William Gaunt explained: “We have already created 355 jobs at Sunny Bank Mills, with more than 80 companies on site. This new phase, which will be developed over the next few years, will ultimately create many more and regenerate these lovely old buildings. We now have the flexibility, the time and the confidence to deliver a sustainable future for Sunny Bank Mills.

“The remodelling of the heart of Sunny Banks Mills will ensure that the mill woodland is protected, while mill ponds will provide fantastic amenity space for everyone who lives and works here,” he explained. “It will also provide 95 more parking spaces.”

“We believe very strongly that we must preserve the legacy of Sunny Bank Mills for future generations. We are wholly our committed to the site and to the Farsley community, encouraging the community to become involved in what we are doing here.

“We have retained and refurbished existing historic buildings such as Sandsgate, the Mending Rooms and the 1912 Mill to create new jobs and to make Sunny Bank Mills the economic powerhouse of Farsley once again.

He added: “The iconic 1912 Mill, where Heartbeat and Emmerdale were filmed, now has a number of quality occupiers, but 16,000 sq ft of very flexible Grade A office space is available to lease now.

“I think the pedigree of business which has relocated here already reflects the quality of the refurbishments being undertaken and that even in a challenging commercial property market, Sunny Bank Mills and Farsley is succeeding succeed in its mission of being the top creative space for business in the region,” he explained.

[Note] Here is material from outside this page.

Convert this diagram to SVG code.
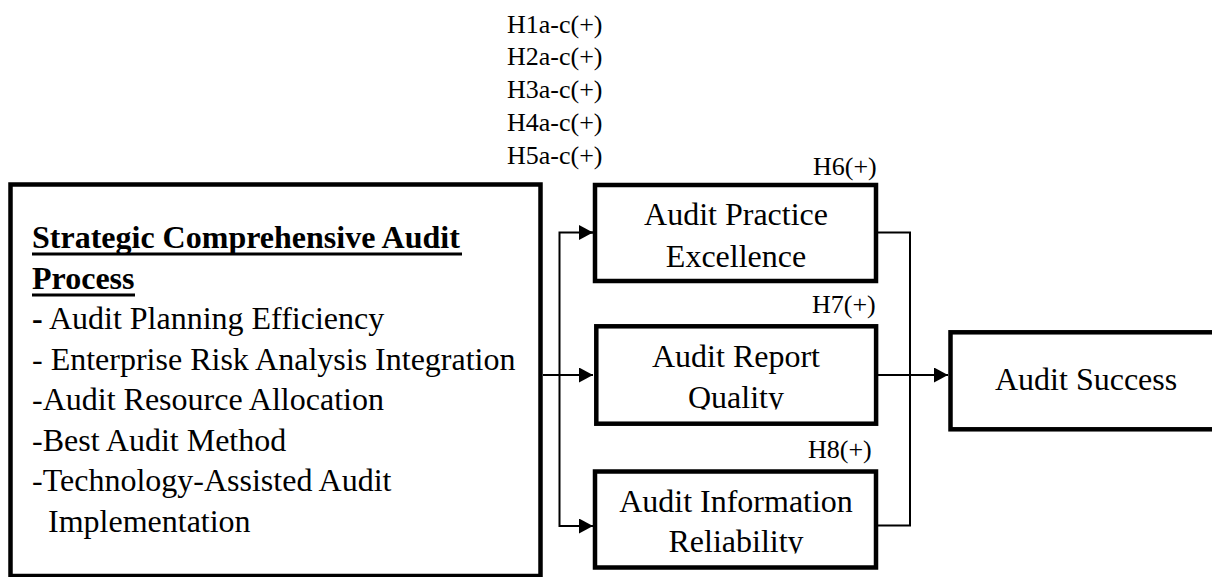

John Gaunt added: “We have embarked on an exciting new stage of the regeneration of Sunny Bank Mills by selectively demolishing some commercially unviable buildings, totalling 65,000 sq ft, in the heart of the site. This is the biggest and most ambitious exciting development yet at Sunny Bank Mills.

“It is allowing us to restore and develop some of the most important buildings at Sunny Banks Mills, such as the Old Woollen Mill, the oldest building on site, dating back to 1829, which will become a significant cultural hub. It was hemmed in on all sides. This is also enabling us to restore other buildings on site, including The Twisting Gallery and The Old Dyehouse.

“The regeneration is also transforming the visibility, accessibility and parking at Sunny Bank Mills, while retaining the sense of history with pockets of mill yards and easily identifiable landmark buildings of a 19th century textile mill. Importantly, Weaver’s Yard will feature 5,000 sq ft of green space at the heart of the mill, effectively creating an amphitheatre that can be used for outdoor performances and break out space for the occupiers, tenants and visitors of Sunny Bank Mills”.

Rachel Slater of Leeds architects KPP, who have masterminded this transformation, explained: “Breaking through the defensive Town Street facade between the Festoon Rooms and the 1912 Mill is revealing views towards Weaver’s Yard and the north-light roofs of Red Lane Mill.

“Meanwhile the demolition of the infill weaving sheds is exposing facades the original mill buildings not seen for over 80 years.

“The area resulting from the demolition is delivering an open space at the heart of the mill complex, providing much needed connectivity across the site, from the Woodland car park to the Old Combing; and Red Lane Mill to the 1912 Mill.”

Mike Haigh of Leeds-based property consultants Dove Haigh Phillips, who are joint marketing agents of the site with the Leeds office of JLL, said that this was one of the most significant mill regeneration projects currently being undertaken in Yorkshire.

He commented: “This is a genuinely exciting development. Steeped in history and with massive potential, Sunny Bank Mills is becoming one of the prime business locations in the West Leeds area. The extensive lettings so far underline this.

“The mix of historic buildings with first-class modern business facilities is a winning combination, whilst the location, in between Leeds and Bradford, close to Yorkshire’s superb motorway network, one mile from the nearest station and just five miles from Leeds- Bradford Airport, is perfect,” he said.